* Start SUPPLIED DATA *

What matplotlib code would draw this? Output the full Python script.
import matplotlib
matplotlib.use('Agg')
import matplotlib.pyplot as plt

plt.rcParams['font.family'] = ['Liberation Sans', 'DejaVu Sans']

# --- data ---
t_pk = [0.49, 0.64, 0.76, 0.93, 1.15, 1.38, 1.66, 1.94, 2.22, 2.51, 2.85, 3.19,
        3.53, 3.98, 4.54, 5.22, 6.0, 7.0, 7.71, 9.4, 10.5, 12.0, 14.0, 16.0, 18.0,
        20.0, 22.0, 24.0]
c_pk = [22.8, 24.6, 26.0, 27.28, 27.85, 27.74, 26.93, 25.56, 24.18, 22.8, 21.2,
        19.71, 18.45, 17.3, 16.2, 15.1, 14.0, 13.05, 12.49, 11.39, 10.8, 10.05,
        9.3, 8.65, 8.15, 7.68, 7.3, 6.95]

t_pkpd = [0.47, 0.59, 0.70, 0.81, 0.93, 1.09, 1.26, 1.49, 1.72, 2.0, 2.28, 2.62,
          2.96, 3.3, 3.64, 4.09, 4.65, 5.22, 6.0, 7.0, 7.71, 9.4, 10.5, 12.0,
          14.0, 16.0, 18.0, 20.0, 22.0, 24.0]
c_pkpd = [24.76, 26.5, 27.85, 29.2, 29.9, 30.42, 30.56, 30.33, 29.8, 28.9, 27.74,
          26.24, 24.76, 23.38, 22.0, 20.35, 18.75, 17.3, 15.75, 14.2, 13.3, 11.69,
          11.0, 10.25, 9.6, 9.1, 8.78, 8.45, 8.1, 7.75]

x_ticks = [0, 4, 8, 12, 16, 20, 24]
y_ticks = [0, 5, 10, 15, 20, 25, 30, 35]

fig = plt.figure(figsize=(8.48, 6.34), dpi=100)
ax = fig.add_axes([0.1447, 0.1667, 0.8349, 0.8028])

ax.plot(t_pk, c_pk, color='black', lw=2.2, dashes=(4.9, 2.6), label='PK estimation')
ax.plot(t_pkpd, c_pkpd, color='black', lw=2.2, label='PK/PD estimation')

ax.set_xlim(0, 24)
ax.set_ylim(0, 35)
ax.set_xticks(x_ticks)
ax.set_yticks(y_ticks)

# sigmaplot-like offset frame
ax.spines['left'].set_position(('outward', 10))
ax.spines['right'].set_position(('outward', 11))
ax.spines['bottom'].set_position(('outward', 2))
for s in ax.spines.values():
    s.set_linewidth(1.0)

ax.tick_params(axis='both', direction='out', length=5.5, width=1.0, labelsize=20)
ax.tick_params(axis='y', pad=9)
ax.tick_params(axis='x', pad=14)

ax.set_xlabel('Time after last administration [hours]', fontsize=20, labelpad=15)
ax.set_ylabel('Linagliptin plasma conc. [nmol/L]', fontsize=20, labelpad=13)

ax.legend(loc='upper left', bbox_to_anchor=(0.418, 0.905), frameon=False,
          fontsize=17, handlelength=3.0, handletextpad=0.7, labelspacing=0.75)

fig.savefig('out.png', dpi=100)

* End SUPPLIED DATA *

### SHORT PROBLEM
Give every line of the material again, exactly as it reads.

### FULL OUTPUT
What matplotlib code would draw this? Output the full Python script.
import matplotlib
matplotlib.use('Agg')
import matplotlib.pyplot as plt

plt.rcParams['font.family'] = ['Liberation Sans', 'DejaVu Sans']

# --- data ---
t_pk = [0.49, 0.64, 0.76, 0.93, 1.15, 1.38, 1.66, 1.94, 2.22, 2.51, 2.85, 3.19,
        3.53, 3.98, 4.54, 5.22, 6.0, 7.0, 7.71, 9.4, 10.5, 12.0, 14.0, 16.0, 18.0,
        20.0, 22.0, 24.0]
c_pk = [22.8, 24.6, 26.0, 27.28, 27.85, 27.74, 26.93, 25.56, 24.18, 22.8, 21.2,
        19.71, 18.45, 17.3, 16.2, 15.1, 14.0, 13.05, 12.49, 11.39, 10.8, 10.05,
        9.3, 8.65, 8.15, 7.68, 7.3, 6.95]

t_pkpd = [0.47, 0.59, 0.70, 0.81, 0.93, 1.09, 1.26, 1.49, 1.72, 2.0, 2.28, 2.62,
          2.96, 3.3, 3.64, 4.09, 4.65, 5.22, 6.0, 7.0, 7.71, 9.4, 10.5, 12.0,
          14.0, 16.0, 18.0, 20.0, 22.0, 24.0]
c_pkpd = [24.76, 26.5, 27.85, 29.2, 29.9, 30.42, 30.56, 30.33, 29.8, 28.9, 27.74,
          26.24, 24.76, 23.38, 22.0, 20.35, 18.75, 17.3, 15.75, 14.2, 13.3, 11.69,
          11.0, 10.25, 9.6, 9.1, 8.78, 8.45, 8.1, 7.75]

x_ticks = [0, 4, 8, 12, 16, 20, 24]
y_ticks = [0, 5, 10, 15, 20, 25, 30, 35]

fig = plt.figure(figsize=(8.48, 6.34), dpi=100)
ax = fig.add_axes([0.1447, 0.1667, 0.8349, 0.8028])

ax.plot(t_pk, c_pk, color='black', lw=2.2, dashes=(4.9, 2.6), label='PK estimation')
ax.plot(t_pkpd, c_pkpd, color='black', lw=2.2, label='PK/PD estimation')

ax.set_xlim(0, 24)
ax.set_ylim(0, 35)
ax.set_xticks(x_ticks)
ax.set_yticks(y_ticks)

# sigmaplot-like offset frame
ax.spines['left'].set_position(('outward', 10))
ax.spines['right'].set_position(('outward', 11))
ax.spines['bottom'].set_position(('outward', 2))
for s in ax.spines.values():
    s.set_linewidth(1.0)

ax.tick_params(axis='both', direction='out', length=5.5, width=1.0, labelsize=20)
ax.tick_params(axis='y', pad=9)
ax.tick_params(axis='x', pad=14)

ax.set_xlabel('Time after last administration [hours]', fontsize=20, labelpad=15)
ax.set_ylabel('Linagliptin plasma conc. [nmol/L]', fontsize=20, labelpad=13)

ax.legend(loc='upper left', bbox_to_anchor=(0.418, 0.905), frameon=False,
          fontsize=17, handlelength=3.0, handletextpad=0.7, labelspacing=0.75)

fig.savefig('out.png', dpi=100)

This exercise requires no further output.